Gospel (LUKE 6:39-45)

A reading from the Holy Gospel according to Luke

Jesus told his disciples a parable,
“Can a blind person guide a blind person?
Will not both fall into a pit?
No disciple is superior to the teacher;
but when fully trained,
every disciple will be like his teacher.
Why do you notice the splinter in your brother’s eye,
but do not perceive the wooden beam in your own?
How can you say to your brother,
‘Brother, let me remove that splinter in your eye,’
when you do not even notice the wooden beam in your own eye?
You hypocrite!  Remove the wooden beam from your eye first;
then you will see clearly
to remove the splinter in your brother’s eye.

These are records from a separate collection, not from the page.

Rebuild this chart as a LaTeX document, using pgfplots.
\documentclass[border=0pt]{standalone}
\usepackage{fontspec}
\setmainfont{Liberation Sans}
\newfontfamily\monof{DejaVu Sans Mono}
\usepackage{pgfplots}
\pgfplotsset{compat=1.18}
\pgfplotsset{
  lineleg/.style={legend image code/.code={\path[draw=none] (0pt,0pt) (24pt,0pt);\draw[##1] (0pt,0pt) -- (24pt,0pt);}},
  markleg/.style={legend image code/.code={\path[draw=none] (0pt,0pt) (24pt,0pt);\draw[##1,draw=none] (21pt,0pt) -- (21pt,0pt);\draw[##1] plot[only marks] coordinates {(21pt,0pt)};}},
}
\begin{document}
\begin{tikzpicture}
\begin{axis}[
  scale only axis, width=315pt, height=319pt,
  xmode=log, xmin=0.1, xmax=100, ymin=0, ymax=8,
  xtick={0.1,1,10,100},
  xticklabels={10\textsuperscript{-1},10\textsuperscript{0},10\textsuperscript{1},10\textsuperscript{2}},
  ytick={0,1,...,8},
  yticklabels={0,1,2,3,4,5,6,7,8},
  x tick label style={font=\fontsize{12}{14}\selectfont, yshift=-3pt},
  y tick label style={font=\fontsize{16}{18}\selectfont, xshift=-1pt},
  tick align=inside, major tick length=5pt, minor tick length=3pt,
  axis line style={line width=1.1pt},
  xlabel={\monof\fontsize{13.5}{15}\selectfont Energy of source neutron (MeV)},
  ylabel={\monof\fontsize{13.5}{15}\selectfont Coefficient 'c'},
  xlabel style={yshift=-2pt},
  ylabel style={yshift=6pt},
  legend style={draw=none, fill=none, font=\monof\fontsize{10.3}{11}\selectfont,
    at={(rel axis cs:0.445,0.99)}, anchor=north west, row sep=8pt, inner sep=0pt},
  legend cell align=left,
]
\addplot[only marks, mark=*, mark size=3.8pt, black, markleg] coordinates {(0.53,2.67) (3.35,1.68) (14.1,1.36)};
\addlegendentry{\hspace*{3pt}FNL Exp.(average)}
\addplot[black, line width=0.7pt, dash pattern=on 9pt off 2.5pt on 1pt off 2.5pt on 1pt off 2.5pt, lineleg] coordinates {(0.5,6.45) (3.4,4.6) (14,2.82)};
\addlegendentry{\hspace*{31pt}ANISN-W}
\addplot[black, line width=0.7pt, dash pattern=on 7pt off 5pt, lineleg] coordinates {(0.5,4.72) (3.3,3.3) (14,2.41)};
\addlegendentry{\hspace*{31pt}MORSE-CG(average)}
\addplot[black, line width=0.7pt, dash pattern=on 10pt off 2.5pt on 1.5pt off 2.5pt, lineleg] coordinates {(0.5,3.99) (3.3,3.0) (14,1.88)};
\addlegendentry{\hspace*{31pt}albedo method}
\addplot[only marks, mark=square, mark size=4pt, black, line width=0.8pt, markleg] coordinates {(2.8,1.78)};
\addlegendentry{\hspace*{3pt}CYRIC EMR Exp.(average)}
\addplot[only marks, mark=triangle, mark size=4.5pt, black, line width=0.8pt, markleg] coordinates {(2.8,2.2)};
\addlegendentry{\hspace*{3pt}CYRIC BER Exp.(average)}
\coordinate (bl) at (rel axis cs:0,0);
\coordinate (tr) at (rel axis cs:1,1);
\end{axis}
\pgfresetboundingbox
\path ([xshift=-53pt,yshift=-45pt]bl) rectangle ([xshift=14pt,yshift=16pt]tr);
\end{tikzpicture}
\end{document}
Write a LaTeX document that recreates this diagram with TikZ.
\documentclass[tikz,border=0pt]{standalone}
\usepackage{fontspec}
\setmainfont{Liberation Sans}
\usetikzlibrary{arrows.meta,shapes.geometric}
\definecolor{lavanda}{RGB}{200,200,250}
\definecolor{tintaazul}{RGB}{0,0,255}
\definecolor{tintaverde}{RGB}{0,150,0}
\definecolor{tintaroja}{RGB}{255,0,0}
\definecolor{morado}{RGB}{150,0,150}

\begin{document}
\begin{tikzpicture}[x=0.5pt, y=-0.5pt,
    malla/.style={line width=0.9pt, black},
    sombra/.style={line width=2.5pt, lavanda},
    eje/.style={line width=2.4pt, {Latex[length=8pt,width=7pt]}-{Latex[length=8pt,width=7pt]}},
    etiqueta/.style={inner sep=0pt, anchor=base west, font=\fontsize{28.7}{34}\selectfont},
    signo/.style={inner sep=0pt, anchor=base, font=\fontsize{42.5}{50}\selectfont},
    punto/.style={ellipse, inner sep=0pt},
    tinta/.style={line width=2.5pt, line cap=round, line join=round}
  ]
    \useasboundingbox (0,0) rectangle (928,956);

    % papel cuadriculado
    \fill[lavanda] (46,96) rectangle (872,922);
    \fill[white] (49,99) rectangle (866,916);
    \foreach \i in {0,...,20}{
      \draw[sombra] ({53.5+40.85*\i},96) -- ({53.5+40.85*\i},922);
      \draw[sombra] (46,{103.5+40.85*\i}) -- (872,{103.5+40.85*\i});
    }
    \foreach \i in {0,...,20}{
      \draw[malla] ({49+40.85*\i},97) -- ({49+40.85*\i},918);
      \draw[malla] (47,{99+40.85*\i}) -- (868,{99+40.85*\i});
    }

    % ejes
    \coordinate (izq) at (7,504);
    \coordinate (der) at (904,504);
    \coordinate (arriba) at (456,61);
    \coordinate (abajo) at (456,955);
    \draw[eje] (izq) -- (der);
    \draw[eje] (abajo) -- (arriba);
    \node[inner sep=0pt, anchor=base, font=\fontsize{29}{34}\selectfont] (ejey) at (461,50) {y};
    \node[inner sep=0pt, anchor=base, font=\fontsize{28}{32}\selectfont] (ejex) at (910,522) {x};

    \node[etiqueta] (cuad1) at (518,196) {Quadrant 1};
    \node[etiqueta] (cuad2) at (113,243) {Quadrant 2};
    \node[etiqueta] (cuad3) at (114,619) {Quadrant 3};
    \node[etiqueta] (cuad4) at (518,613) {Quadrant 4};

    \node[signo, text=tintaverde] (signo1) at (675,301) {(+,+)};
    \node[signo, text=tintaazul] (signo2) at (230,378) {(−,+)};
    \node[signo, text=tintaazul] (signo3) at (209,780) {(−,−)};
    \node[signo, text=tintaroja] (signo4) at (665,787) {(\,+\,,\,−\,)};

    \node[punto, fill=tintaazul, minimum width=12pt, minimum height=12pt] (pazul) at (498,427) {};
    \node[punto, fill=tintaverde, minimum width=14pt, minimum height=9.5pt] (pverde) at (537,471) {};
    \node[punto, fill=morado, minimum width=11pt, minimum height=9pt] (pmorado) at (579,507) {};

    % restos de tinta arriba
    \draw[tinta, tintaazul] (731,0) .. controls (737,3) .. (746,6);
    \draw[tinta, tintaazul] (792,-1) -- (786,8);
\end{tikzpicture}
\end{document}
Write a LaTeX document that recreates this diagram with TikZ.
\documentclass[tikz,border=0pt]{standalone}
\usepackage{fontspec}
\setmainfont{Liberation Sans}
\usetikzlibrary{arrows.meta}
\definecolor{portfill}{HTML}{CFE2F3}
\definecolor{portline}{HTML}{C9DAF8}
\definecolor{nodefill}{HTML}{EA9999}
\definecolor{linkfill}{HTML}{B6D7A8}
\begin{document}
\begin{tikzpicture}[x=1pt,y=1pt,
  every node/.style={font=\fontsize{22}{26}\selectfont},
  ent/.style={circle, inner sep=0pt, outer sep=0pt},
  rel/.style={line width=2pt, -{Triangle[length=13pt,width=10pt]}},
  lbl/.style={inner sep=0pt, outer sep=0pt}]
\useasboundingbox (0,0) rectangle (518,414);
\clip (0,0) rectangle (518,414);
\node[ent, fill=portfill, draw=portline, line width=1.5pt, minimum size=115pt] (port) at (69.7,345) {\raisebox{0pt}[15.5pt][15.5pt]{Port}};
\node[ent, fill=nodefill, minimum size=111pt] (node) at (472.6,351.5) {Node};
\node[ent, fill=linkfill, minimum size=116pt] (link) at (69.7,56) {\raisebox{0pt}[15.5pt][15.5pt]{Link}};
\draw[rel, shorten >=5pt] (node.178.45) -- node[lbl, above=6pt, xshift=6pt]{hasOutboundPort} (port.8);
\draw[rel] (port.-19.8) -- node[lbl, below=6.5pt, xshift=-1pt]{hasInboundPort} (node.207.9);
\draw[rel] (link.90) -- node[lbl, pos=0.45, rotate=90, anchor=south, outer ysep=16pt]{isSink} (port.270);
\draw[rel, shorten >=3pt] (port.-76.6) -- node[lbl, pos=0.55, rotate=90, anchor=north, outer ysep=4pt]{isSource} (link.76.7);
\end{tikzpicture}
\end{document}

“A good tree does not bear rotten fruit,
nor does a rotten tree bear good fruit.
For every tree is known by its own fruit.
For people do not pick figs from thornbushes,
nor do they gather grapes from brambles.
A good person out of the store of goodness in his heart produces good,
but an evil person out of a store of evil produces evil;
for from the fullness of the heart the mouth speaks.”

– The Gospel of the Lord.

Reflection: We are on the last Sunday before the Season of Lent begins with Ash Wednesday. And the Lenten Season invites us to reconciliation with God and one another. On this 8th Sunday in Ordinary Time, the liturgy invites us that the goodness of God will always prevail and should always prevail in our lives. The First Reading from the Book of Sirach presents to us different images on how we deal with life. They depict to us on life is like a sieve that is shaken that the husks appear, a potter that molds clay in the furnace, and a fruit in the tree that shows how it has been cared. This serves as a reminder that we do not deserve praise, for we are all being tested. It shows the mortality of life that we may experience trials, but it is also a call towards holiness, faithfulness, goodness, and service. The Gospel Reading shows us another image, that a tree is known by its fruits. Just as a good tree cannot bear rotten fruit, the figs cannot be picked from thorn bushes, and the grapes are not gathered from brambles, so it is that the goodness should be abundant in our life. Thus Jesus in the earlier part tells us to have a good outlook with regards to our relationship with other people. If the Gospel last Sunday tells us to love our enemies and conquer evil with good, then we are reminded today to remove the splinters from our eyes before commanding others to do so. Our biases and prejudices can hinder us from seeing a better outlook of the person we’re encountering. The kind of judgemental attitude is described by Jesus as like a blind person that leads another blind person into the pit. Sometimes we influence others to show our superiority over those who are considered to be “sinners”. The true Christian is that who has love that is unconditional and selfless serving and knows how to relate with others faithfully. This is also the same with how we reconcile with those who have wronged us. That is why the Second Reading reminds us that a good life must prevail, just as how Christ conquered death for us. Showing our love, reconciling with one another, and removing the prejudices and biases towards other people are ways how we can be firm and steadfast with our present labor in this world, so as to attain the glory of eternal life in Heaven.